Quantum sensing with tunable superconducting qubits: optimization and speed-up

TL;DR

This paper demonstrates optimized quantum magnetic flux sensing using tunable superconducting qubits, achieving high accuracy and faster measurement speeds through entangled states and phase estimation algorithms.

Contribution

It introduces a method to optimize quantum flux sensing with tunable transmon qubits, comparing entangled and single-qubit states for improved accuracy and speed.

Findings

Flux sensing accuracy reaches 10^{-8} Φ_0

Entangled states outperform single qubits in sensing

Sensing speed scales as 1/t, indicating speed-up

Abstract

Sensing and metrology play an important role in fundamental science and applications by fulfilling the ever-present need for more precise data sets and by allowing researchers to make more reliable conclusions on the validity of theoretical models.
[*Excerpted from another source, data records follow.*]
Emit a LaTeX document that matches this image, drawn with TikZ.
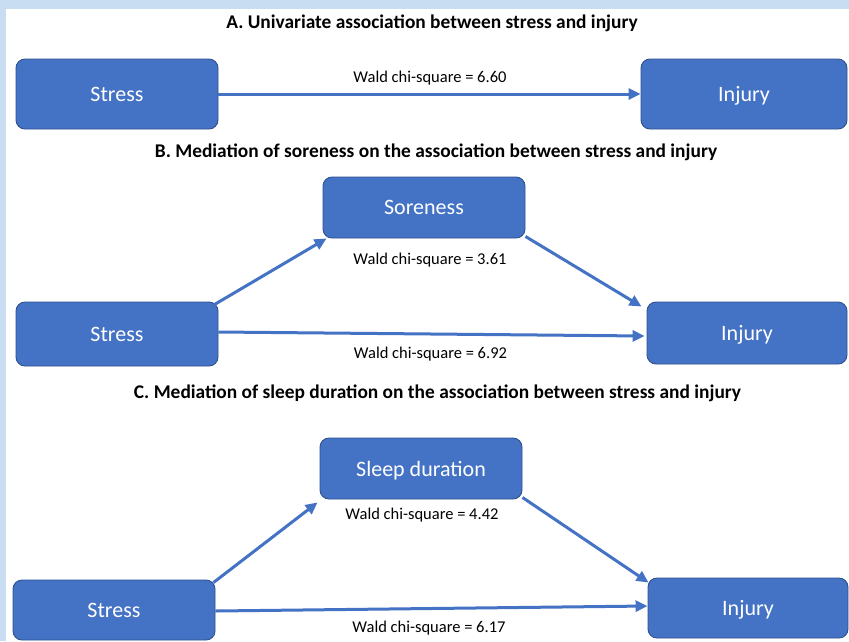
\documentclass[tikz,border=0pt]{standalone}
\usepackage{fontspec}
\setmainfont{Carlito}
\usetikzlibrary{arrows.meta,calc}
\definecolor{bx}{HTML}{4472C4}
\definecolor{bxd}{HTML}{2F528F}
\definecolor{framecol}{HTML}{C8DCF2}
\begin{document}
\begin{tikzpicture}[x=1pt,y=-1pt,
  box/.style={draw=bxd, line width=0.9pt, fill=bx, rounded corners=9pt, text=white,
    font=\fontsize{22}{26}\selectfont, inner sep=0pt, text depth=0pt},
  lbl/.style={font=\fontsize{16.5}{19}\selectfont, text=black, inner sep=0pt},
  ttl/.style={font=\bfseries\fontsize{19.4}{23}\selectfont, text=black, inner sep=0pt},
  conn/.style={draw=bx, line width=3pt, -{Triangle[length=12pt,width=11pt]}}]
\useasboundingbox (0,0) rectangle (849,641);
\fill[framecol] (0,0) rectangle (849,641);
\fill[white] (6,9) rectangle (849,641);
% titles
\node[ttl] (tA) at (432,23) {A. Univariate association between stress and injury};
\node[ttl] (tB) at (436,152) {B. Mediation of soreness on the association between stress and injury};
\node[ttl] (tC) at (437.5,393) {C. Mediation of sleep duration on the association between stress and injury};
% A
\node[box, minimum width=202pt, minimum height=70pt] (sA) at (117,94) {Stress};
\node[box, minimum width=206pt, minimum height=70pt] (iA) at (744,94) {Injury};
\draw[conn] (sA.east) -- (iA.west);
\node[lbl] (lA) at (430,78) {Wald chi-square = 6.60};
% B
\node[box, minimum width=202pt, minimum height=61pt] (sor) at (424,207.5) {Soreness};
\node[box, minimum width=202pt, minimum height=64pt] (sB) at (117,334) {Stress};
\node[box, minimum width=200pt, minimum height=62pt] (iB) at (747,333) {Injury};
\draw[conn] ($(sB.north east)+(-4,3)$) -- ($(sor.south west)+(4,0)$);
\draw[conn] ($(sor.south east)+(0,-2)$) -- ($(iB.north west)+(-5,5)$);
\draw[conn] ($(sB.east)+(0,-2)$) -- ($(iB.west)+(-2,3)$);
\node[lbl] (lB1) at (430,260) {Wald chi-square = 3.61};
\node[lbl] (lB2) at (430.5,354) {Wald chi-square = 6.92};
% C
\node[box, minimum width=202pt, minimum height=61pt] (sl) at (421,468.5) {Sleep duration};
\node[box, minimum width=202pt, minimum height=60pt] (sC) at (114,610) {Stress};
\node[box, minimum width=200pt, minimum height=60pt] (iC) at (748,608) {Injury};
\draw[conn] ($(sC.north east)+(-2,3)$) -- ($(sl.south west)+(-2,3)$);
\draw[conn] ($(sl.south east)+(0,-2)$) -- ($(iC.north west)+(1,5)$);
\draw[conn] ($(sC.east)+(0,1)$) -- ($(iC.west)+(0,-2)$);
\node[lbl] (lC1) at (422,515) {Wald chi-square = 4.42};
\node[lbl] (lC2) at (429,628) {Wald chi-square = 6.17};
\end{tikzpicture}
\end{document}
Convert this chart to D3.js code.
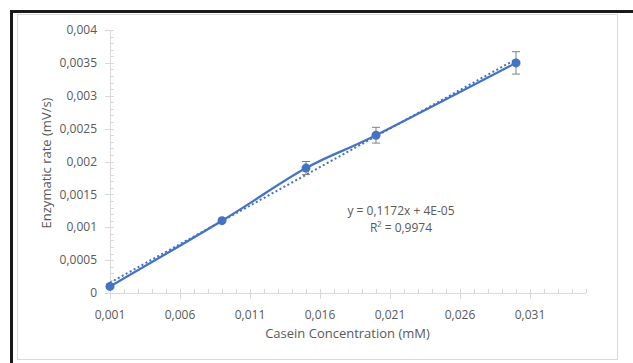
<!DOCTYPE html>
<html lang="en">
<head>
    <meta charset="UTF-8">
    <title>Enzymatic rate</title>
    <script src="https://cdnjs.cloudflare.com/ajax/libs/d3/7.8.5/d3.min.js"></script>
    <style type="text/css">
        body { margin: 0; background: #fff; }
        svg { display: block; font-family: "Open Sans", sans-serif; }
    </style>
</head>
<body>
<div class="container"></div>
</body>
<script>
    const concentration = [0.001, 0.009, 0.015, 0.020, 0.030];
    const rate = [0.0001, 0.0011, 0.0019, 0.0024, 0.0035];
    const rateError = [0.00002, 0.00002, 0.0001, 0.00012, 0.00017];

    const xTicks = [0.001, 0.006, 0.011, 0.016, 0.021, 0.026, 0.031];
    const xTickLabels = ['0,001', '0,006', '0,011', '0,016', '0,021', '0,026', '0,031'];
    const yTicks = [0, 0.0005, 0.001, 0.0015, 0.002, 0.0025, 0.003, 0.0035, 0.004];
    const yTickLabels = ['0', '0,0005', '0,001', '0,0015', '0,002', '0,0025', '0,003', '0,0035', '0,004'];

    const slope = 0.1172, intercept = 0.00004;
    const equationLines = ['y = 0,1172x + 4E-05', 'R\u00B2 = 0,9974'];

    const blue = '#4472C4';
    const grey = '#595959';
    const axisGrey = '#d9d9d9';

    const svg = d3.select('.container')
        .append('svg')
        .attr('width', 633)
        .attr('height', 363);

    // frames
    svg.append('rect')
        .attr('x', 17.5).attr('y', 14.5)
        .attr('width', 600).attr('height', 345)
        .attr('fill', '#fff')
        .attr('stroke', '#d9d9d9');

    svg.append('path')
        .attr('d', 'M11.5,363 V11.5 H633')
        .attr('fill', 'none')
        .attr('stroke', '#1a1a1a')
        .attr('stroke-width', 3);

    const xScale = d3.scaleLinear().domain([0.001, 0.035]).range([110, 586]);
    const yScale = d3.scaleLinear().domain([0, 0.004]).range([293, 30]);

    // x axis: minor ticks inside, major ticks outside
    const xMinor = d3.range(0, 35).map(i => 0.001 + i * 0.001);
    const gx = svg.append('g');
    gx.append('line')
        .attr('x1', xScale.range()[0]).attr('x2', xScale.range()[1])
        .attr('y1', yScale(0) + 0.5).attr('y2', yScale(0) + 0.5)
        .attr('stroke', axisGrey);
    gx.selectAll('line.minor')
        .data(xMinor)
        .enter().append('line')
        .attr('class', 'minor')
        .attr('x1', d => Math.round(xScale(d)) + 0.5).attr('x2', d => Math.round(xScale(d)) + 0.5)
        .attr('y1', yScale(0) - 4).attr('y2', yScale(0))
        .attr('stroke', axisGrey);
    gx.selectAll('line.major')
        .data(xTicks)
        .enter().append('line')
        .attr('class', 'major')
        .attr('x1', d => Math.round(xScale(d)) + 0.5).attr('x2', d => Math.round(xScale(d)) + 0.5)
        .attr('y1', yScale(0)).attr('y2', yScale(0) + 6)
        .attr('stroke', axisGrey);
    gx.selectAll('text')
        .data(xTicks)
        .enter().append('text')
        .attr('x', d => xScale(d))
        .attr('y', 319)
        .attr('text-anchor', 'middle')
        .attr('font-size', 12)
        .attr('fill', grey)
        .text((d, i) => xTickLabels[i]);

    // y axis
    const yMinor = d3.range(0, 41).map(i => i * 0.0001);
    const gy = svg.append('g');
    gy.append('line')
        .attr('x1', xScale(0.001) + 0.5).attr('x2', xScale(0.001) + 0.5)
        .attr('y1', yScale(0.004)).attr('y2', yScale(0))
        .attr('stroke', axisGrey);
    gy.selectAll('line.minor')
        .data(yMinor)
        .enter().append('line')
        .attr('class', 'minor')
        .attr('x1', xScale(0.001)).attr('x2', xScale(0.001) + 4)
        .attr('y1', d => Math.round(yScale(d)) + 0.5).attr('y2', d => Math.round(yScale(d)) + 0.5)
        .attr('stroke', axisGrey);
    gy.selectAll('line.major')
        .data(yTicks)
        .enter().append('line')
        .attr('class', 'major')
        .attr('x1', xScale(0.001) - 5).attr('x2', xScale(0.001))
        .attr('y1', d => Math.round(yScale(d)) + 0.5).attr('y2', d => Math.round(yScale(d)) + 0.5)
        .attr('stroke', axisGrey);
    gy.selectAll('text')
        .data(yTicks)
        .enter().append('text')
        .attr('x', 97)
        .attr('y', d => yScale(d))
        .attr('dy', '0.35em')
        .attr('text-anchor', 'end')
        .attr('font-size', 12)
        .attr('fill', grey)
        .text((d, i) => yTickLabels[i]);

    // axis titles
    svg.append('text')
        .attr('x', 347.5).attr('y', 338)
        .attr('text-anchor', 'middle')
        .attr('font-size', 13)
        .attr('fill', grey)
        .text('Casein Concentration (mM)');

    svg.append('text')
        .attr('transform', 'translate(51, 163) rotate(-90)')
        .attr('text-anchor', 'middle')
        .attr('font-size', 13)
        .attr('fill', grey)
        .text('Enzymatic rate (mV/s)');

    const points = concentration.map((c, i) => ({x: c, y: rate[i], e: rateError[i]}));

    // linear trendline (dotted)
    const trend = [concentration[0], concentration[concentration.length - 1]]
        .map(x => ({x: x, y: slope * x + intercept}));
    svg.append('path')
        .attr('fill', 'none')
        .attr('stroke', blue)
        .attr('stroke-width', 2)
        .attr('stroke-dasharray', '2,2.5')
        .attr('d', d3.line().x(d => xScale(d.x)).y(d => yScale(d.y))(trend));

    // data line
    const line = d3.line()
        .x(d => xScale(d.x))
        .y(d => yScale(d.y))
        .curve(d3.curveCatmullRom.alpha(0));
    svg.append('path')
        .attr('fill', 'none')
        .attr('stroke', blue)
        .attr('stroke-width', 2.25)
        .attr('d', line(points));

    // error bars
    const err = svg.append('g')
        .attr('stroke', '#808080')
        .attr('stroke-width', 1);
    err.selectAll('line.v')
        .data(points)
        .enter().append('line')
        .attr('class', 'v')
        .attr('x1', d => xScale(d.x)).attr('x2', d => xScale(d.x))
        .attr('y1', d => yScale(d.y + d.e)).attr('y2', d => yScale(d.y - d.e));
    err.selectAll('line.top')
        .data(points)
        .enter().append('line')
        .attr('class', 'top')
        .attr('x1', d => xScale(d.x) - 4).attr('x2', d => xScale(d.x) + 4)
        .attr('y1', d => yScale(d.y + d.e)).attr('y2', d => yScale(d.y + d.e));
    err.selectAll('line.bottom')
        .data(points)
        .enter().append('line')
        .attr('class', 'bottom')
        .attr('x1', d => xScale(d.x) - 4).attr('x2', d => xScale(d.x) + 4)
        .attr('y1', d => yScale(d.y - d.e)).attr('y2', d => yScale(d.y - d.e));

    svg.selectAll('circle')
        .data(points)
        .enter().append('circle')
        .attr('fill', blue)
        .attr('cx', d => xScale(d.x))
        .attr('cy', d => yScale(d.y))
        .attr('r', 4.5);

    // equation label
    svg.append('text')
        .attr('text-anchor', 'middle')
        .attr('font-size', 12)
        .attr('fill', grey)
        .selectAll('tspan')
        .data(equationLines)
        .enter().append('tspan')
        .attr('x', 401)
        .attr('y', (d, i) => 215 + i * 17)
        .text(d => d);
</script>
</html>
Sensors are ubiquitous. They are used in applications across a diverse range of fields including gravity imaging, geology, navigation, security, timekeeping, spectroscopy, chemistry, magnetometry, healthcare, and medicine. Current progress in quantum technologies has inevitably triggered the exploration of the use of quantum systems as sensors with new and improved capabilities. This article describes the optimization of the quantum-enhanced sensing of external magnetic fluxes with a Kitaev phase estimation algorithm based on a sensor with tunable transmon qubits. It provides the optimal flux biasing point for sensors with different maximal qubit transition frequencies. An estimation of decoherence rates is made for a given design. The use of $2-$ and $3-$qubit entangled states for sensing are compared in simulation with the single qubit case. The flux sensing accuracy reaches $10^{-8}\cdot\Phi_0$ and scales with time as $\sim\ 1/t$ which proves the speed-up of sensing with high ultimate accuracy.